*PROBLEM STATEMENT*: Copy exactly the lines from the line containing "What matplotlib code" to the line containing "fit_range = [700.0, 1400.0]", both lines included, and omit any pictures.

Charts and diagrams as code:

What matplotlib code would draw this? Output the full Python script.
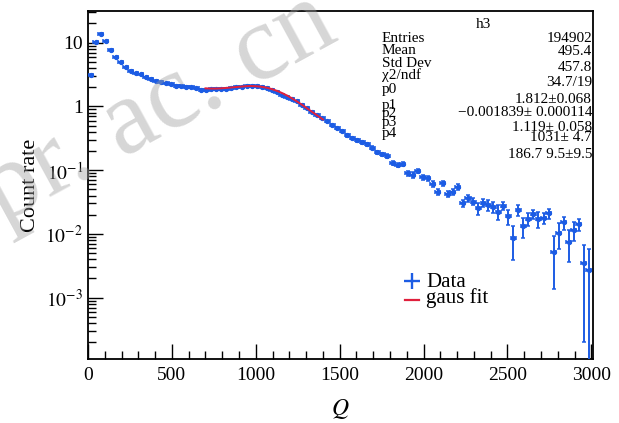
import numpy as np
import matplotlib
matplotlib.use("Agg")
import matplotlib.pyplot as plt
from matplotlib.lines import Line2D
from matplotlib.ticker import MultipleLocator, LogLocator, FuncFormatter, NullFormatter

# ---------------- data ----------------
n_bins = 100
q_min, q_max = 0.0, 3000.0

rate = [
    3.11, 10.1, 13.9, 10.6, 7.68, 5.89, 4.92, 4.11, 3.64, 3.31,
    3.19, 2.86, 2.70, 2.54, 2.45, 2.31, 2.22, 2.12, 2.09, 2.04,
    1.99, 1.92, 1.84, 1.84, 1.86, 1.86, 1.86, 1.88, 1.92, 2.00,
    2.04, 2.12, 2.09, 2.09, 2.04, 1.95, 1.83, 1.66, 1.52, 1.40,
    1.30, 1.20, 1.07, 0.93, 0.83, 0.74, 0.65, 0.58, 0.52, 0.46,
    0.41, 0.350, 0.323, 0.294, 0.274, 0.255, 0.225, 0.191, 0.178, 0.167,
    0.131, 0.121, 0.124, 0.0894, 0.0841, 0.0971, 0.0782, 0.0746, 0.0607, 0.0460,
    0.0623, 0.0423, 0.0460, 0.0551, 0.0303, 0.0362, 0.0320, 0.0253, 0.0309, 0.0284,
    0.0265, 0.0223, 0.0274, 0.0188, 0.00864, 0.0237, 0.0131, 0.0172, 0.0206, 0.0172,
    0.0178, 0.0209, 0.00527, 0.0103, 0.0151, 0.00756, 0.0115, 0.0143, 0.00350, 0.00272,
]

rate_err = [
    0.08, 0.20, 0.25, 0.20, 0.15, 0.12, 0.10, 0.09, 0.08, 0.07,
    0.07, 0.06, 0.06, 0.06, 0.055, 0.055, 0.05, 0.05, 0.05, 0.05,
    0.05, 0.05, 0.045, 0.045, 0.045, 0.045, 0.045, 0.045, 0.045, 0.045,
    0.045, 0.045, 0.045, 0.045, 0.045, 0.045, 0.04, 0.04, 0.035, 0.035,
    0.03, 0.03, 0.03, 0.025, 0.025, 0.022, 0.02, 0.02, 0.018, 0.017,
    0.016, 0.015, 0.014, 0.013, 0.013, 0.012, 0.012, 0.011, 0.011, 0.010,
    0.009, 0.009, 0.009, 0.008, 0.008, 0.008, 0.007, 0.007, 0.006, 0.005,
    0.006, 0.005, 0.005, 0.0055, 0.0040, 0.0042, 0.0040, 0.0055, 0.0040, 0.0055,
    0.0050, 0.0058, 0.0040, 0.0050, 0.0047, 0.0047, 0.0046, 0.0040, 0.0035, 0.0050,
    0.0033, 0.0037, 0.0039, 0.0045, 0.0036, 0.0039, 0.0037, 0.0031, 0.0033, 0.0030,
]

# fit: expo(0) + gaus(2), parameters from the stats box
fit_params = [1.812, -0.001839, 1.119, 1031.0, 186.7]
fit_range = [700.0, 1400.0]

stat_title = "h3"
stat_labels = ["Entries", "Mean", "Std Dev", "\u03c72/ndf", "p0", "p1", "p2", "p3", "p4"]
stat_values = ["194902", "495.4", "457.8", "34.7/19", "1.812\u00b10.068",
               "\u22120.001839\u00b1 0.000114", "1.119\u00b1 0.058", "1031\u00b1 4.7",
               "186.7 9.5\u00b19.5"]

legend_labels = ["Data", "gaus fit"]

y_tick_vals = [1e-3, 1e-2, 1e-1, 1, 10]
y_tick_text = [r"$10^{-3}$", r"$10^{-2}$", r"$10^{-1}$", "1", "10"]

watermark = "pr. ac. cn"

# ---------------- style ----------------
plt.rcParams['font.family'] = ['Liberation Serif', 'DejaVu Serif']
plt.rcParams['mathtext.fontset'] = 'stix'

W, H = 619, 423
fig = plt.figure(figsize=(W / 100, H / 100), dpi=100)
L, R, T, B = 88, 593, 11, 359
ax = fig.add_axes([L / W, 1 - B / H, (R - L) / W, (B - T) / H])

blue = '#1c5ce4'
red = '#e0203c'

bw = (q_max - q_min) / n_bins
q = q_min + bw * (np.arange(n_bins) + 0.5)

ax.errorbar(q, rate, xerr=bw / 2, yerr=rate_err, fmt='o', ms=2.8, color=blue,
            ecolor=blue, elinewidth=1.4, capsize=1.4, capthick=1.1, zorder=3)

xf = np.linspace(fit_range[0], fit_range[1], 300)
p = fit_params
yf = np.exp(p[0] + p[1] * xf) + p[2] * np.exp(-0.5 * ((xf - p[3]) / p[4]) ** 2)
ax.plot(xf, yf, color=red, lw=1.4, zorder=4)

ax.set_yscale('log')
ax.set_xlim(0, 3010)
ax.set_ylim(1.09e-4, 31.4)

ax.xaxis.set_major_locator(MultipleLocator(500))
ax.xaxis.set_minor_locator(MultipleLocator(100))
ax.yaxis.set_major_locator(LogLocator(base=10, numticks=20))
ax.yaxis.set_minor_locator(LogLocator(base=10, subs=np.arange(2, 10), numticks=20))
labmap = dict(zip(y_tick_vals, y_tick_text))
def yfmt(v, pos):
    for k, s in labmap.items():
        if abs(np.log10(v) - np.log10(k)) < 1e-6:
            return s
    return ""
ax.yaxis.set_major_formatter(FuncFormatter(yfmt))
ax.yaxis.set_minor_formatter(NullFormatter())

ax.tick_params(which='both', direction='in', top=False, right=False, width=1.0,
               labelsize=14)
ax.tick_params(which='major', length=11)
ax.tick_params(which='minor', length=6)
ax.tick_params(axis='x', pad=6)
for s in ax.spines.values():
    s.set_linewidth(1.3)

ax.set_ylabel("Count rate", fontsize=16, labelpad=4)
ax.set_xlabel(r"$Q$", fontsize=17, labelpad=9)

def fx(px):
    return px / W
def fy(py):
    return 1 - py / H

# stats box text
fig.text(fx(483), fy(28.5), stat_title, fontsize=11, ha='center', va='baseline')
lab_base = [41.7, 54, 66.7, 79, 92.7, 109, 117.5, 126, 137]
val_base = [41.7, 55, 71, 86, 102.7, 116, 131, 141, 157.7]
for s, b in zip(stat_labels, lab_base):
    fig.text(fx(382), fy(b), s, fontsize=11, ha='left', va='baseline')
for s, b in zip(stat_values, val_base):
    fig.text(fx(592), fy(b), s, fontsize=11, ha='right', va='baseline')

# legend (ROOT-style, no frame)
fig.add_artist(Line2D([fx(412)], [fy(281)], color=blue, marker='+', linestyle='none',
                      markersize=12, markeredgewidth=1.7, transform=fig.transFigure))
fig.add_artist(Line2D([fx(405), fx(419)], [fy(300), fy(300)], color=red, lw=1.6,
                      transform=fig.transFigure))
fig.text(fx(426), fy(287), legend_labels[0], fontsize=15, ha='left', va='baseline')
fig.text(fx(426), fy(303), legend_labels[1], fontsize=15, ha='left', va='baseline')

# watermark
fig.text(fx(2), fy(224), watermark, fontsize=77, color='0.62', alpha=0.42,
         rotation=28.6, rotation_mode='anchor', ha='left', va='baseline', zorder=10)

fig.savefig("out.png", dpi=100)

==

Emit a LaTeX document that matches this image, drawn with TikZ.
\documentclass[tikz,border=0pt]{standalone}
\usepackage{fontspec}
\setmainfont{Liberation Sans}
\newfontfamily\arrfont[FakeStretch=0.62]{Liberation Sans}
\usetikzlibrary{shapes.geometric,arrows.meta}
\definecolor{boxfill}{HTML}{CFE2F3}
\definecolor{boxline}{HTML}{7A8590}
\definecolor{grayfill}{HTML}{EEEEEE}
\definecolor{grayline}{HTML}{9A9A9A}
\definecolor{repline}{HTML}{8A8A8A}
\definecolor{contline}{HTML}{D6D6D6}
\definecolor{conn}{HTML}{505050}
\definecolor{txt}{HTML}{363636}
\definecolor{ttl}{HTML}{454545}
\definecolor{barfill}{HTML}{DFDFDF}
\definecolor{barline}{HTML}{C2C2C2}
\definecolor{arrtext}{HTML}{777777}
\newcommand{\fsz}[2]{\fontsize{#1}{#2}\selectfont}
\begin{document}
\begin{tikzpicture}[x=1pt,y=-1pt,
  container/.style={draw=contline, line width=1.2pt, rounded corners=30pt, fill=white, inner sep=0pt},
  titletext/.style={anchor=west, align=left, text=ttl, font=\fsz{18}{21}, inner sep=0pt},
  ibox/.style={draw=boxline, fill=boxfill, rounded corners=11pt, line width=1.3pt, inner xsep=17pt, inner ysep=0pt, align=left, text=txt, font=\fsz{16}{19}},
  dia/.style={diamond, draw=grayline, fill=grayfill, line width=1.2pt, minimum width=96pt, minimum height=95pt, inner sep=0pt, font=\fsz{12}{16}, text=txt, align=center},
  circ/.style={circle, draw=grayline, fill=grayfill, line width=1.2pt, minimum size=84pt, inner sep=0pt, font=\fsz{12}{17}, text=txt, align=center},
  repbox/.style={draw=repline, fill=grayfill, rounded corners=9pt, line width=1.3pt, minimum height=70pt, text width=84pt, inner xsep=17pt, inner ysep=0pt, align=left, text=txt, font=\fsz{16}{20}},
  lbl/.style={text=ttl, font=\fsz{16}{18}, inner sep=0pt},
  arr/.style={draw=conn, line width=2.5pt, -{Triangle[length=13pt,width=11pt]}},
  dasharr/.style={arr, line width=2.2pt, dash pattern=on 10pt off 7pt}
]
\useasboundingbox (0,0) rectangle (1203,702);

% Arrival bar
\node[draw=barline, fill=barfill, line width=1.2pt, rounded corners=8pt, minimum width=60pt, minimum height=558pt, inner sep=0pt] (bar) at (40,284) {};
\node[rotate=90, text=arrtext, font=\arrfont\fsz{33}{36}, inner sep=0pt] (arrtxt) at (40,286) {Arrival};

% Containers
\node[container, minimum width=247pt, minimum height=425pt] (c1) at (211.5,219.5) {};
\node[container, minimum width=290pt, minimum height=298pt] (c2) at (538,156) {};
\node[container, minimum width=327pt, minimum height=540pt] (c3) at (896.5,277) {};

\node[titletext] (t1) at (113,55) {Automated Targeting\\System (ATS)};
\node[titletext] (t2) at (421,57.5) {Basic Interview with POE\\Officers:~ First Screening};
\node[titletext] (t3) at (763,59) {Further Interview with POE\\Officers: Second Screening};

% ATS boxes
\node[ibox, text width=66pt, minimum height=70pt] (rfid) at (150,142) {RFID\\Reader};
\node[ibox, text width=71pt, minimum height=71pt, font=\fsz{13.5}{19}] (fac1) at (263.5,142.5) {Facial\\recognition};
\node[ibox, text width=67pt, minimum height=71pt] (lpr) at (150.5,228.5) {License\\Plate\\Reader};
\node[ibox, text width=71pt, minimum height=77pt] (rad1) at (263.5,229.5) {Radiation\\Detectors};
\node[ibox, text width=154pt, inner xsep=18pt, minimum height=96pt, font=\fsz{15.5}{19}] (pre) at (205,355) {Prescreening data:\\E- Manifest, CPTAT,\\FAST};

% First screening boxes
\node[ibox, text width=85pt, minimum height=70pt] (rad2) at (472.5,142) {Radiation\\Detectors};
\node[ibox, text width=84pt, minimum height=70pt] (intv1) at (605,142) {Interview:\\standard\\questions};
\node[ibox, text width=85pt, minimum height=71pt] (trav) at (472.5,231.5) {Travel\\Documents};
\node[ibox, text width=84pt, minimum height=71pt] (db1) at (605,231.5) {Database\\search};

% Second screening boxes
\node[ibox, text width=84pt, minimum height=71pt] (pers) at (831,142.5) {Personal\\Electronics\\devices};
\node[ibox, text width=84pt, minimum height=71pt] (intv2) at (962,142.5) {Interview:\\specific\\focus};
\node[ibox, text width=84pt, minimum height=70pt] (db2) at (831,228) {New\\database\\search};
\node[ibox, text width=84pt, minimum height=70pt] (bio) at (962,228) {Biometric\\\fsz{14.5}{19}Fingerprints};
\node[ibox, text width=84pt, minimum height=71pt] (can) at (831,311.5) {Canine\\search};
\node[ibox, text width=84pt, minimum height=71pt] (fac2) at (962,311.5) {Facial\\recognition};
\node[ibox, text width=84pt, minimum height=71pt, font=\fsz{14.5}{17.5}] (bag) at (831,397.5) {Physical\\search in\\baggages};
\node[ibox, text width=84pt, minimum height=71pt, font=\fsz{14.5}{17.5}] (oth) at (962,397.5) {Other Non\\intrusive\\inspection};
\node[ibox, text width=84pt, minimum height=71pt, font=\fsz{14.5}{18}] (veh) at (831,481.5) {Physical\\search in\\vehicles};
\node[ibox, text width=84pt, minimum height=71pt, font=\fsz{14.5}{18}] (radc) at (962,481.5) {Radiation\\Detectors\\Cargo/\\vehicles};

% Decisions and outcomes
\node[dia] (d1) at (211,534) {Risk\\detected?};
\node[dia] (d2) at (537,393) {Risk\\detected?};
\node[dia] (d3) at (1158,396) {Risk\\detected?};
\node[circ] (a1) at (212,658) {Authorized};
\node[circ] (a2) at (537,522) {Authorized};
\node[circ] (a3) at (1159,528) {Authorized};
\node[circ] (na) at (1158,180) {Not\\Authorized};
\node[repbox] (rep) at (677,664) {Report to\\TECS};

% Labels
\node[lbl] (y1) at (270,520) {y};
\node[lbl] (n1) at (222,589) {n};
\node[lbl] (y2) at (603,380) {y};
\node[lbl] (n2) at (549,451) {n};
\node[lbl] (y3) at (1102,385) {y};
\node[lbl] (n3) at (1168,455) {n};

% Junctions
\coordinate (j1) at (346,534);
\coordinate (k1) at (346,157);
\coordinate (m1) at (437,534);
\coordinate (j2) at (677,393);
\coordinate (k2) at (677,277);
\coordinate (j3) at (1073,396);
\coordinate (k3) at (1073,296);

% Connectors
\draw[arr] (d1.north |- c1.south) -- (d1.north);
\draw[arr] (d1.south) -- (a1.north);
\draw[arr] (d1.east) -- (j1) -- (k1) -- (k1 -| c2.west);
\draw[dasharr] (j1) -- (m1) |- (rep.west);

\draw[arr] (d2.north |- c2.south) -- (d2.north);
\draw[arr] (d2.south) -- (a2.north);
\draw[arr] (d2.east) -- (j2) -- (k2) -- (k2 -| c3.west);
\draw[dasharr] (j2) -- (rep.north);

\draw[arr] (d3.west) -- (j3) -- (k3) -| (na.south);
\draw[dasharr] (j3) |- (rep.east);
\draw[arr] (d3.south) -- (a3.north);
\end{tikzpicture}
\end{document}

*FULL SOLUTION*:
What matplotlib code would draw this? Output the full Python script.
import numpy as np
import matplotlib
matplotlib.use("Agg")
import matplotlib.pyplot as plt
from matplotlib.lines import Line2D
from matplotlib.ticker import MultipleLocator, LogLocator, FuncFormatter, NullFormatter

# ---------------- data ----------------
n_bins = 100
q_min, q_max = 0.0, 3000.0

rate = [
    3.11, 10.1, 13.9, 10.6, 7.68, 5.89, 4.92, 4.11, 3.64, 3.31,
    3.19, 2.86, 2.70, 2.54, 2.45, 2.31, 2.22, 2.12, 2.09, 2.04,
    1.99, 1.92, 1.84, 1.84, 1.86, 1.86, 1.86, 1.88, 1.92, 2.00,
    2.04, 2.12, 2.09, 2.09, 2.04, 1.95, 1.83, 1.66, 1.52, 1.40,
    1.30, 1.20, 1.07, 0.93, 0.83, 0.74, 0.65, 0.58, 0.52, 0.46,
    0.41, 0.350, 0.323, 0.294, 0.274, 0.255, 0.225, 0.191, 0.178, 0.167,
    0.131, 0.121, 0.124, 0.0894, 0.0841, 0.0971, 0.0782, 0.0746, 0.0607, 0.0460,
    0.0623, 0.0423, 0.0460, 0.0551, 0.0303, 0.0362, 0.0320, 0.0253, 0.0309, 0.0284,
    0.0265, 0.0223, 0.0274, 0.0188, 0.00864, 0.0237, 0.0131, 0.0172, 0.0206, 0.0172,
    0.0178, 0.0209, 0.00527, 0.0103, 0.0151, 0.00756, 0.0115, 0.0143, 0.00350, 0.00272,
]

rate_err = [
    0.08, 0.20, 0.25, 0.20, 0.15, 0.12, 0.10, 0.09, 0.08, 0.07,
    0.07, 0.06, 0.06, 0.06, 0.055, 0.055, 0.05, 0.05, 0.05, 0.05,
    0.05, 0.05, 0.045, 0.045, 0.045, 0.045, 0.045, 0.045, 0.045, 0.045,
    0.045, 0.045, 0.045, 0.045, 0.045, 0.045, 0.04, 0.04, 0.035, 0.035,
    0.03, 0.03, 0.03, 0.025, 0.025, 0.022, 0.02, 0.02, 0.018, 0.017,
    0.016, 0.015, 0.014, 0.013, 0.013, 0.012, 0.012, 0.011, 0.011, 0.010,
    0.009, 0.009, 0.009, 0.008, 0.008, 0.008, 0.007, 0.007, 0.006, 0.005,
    0.006, 0.005, 0.005, 0.0055, 0.0040, 0.0042, 0.0040, 0.0055, 0.0040, 0.0055,
    0.0050, 0.0058, 0.0040, 0.0050, 0.0047, 0.0047, 0.0046, 0.0040, 0.0035, 0.0050,
    0.0033, 0.0037, 0.0039, 0.0045, 0.0036, 0.0039, 0.0037, 0.0031, 0.0033, 0.0030,
]

# fit: expo(0) + gaus(2), parameters from the stats box
fit_params = [1.812, -0.001839, 1.119, 1031.0, 186.7]
fit_range = [700.0, 1400.0]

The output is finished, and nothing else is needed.